• The exercise
Locate every line in the material below that has the word "with". Copy each of those lines.

• Data
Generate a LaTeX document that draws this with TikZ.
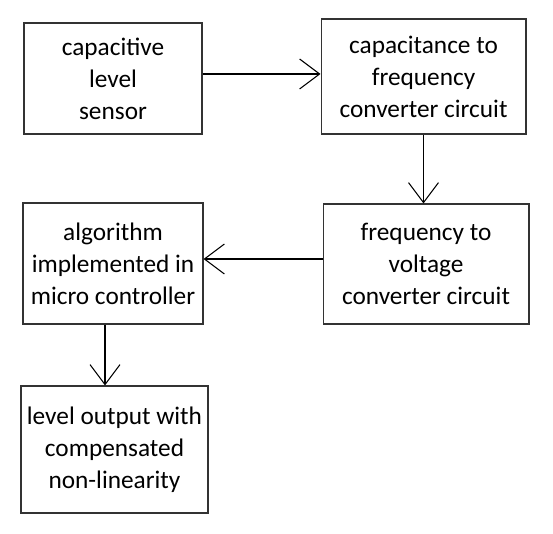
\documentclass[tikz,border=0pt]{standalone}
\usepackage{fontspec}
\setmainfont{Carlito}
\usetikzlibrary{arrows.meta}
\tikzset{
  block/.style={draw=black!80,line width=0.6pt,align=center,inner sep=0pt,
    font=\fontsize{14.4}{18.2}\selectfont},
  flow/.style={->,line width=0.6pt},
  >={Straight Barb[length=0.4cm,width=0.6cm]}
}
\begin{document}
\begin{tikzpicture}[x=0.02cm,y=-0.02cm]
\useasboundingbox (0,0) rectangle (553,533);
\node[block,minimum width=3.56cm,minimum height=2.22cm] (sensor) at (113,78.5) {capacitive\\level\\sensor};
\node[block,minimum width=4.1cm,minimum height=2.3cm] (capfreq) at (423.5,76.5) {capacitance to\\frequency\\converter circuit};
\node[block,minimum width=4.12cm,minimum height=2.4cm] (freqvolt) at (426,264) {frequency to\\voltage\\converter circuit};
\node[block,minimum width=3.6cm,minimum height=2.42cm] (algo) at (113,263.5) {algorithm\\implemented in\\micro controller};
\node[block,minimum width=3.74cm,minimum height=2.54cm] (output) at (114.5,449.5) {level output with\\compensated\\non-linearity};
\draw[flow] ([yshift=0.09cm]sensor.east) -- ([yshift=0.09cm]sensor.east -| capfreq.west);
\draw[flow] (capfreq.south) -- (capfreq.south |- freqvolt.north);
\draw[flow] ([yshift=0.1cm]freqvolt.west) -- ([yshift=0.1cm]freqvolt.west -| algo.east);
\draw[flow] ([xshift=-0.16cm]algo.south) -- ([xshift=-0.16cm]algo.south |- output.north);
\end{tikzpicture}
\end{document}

• Answer to this problem
Generate a LaTeX document that draws this with TikZ.
\node[block,minimum width=3.74cm,minimum height=2.54cm] (output) at (114.5,449.5) {level output with\\compensated\\non-linearity};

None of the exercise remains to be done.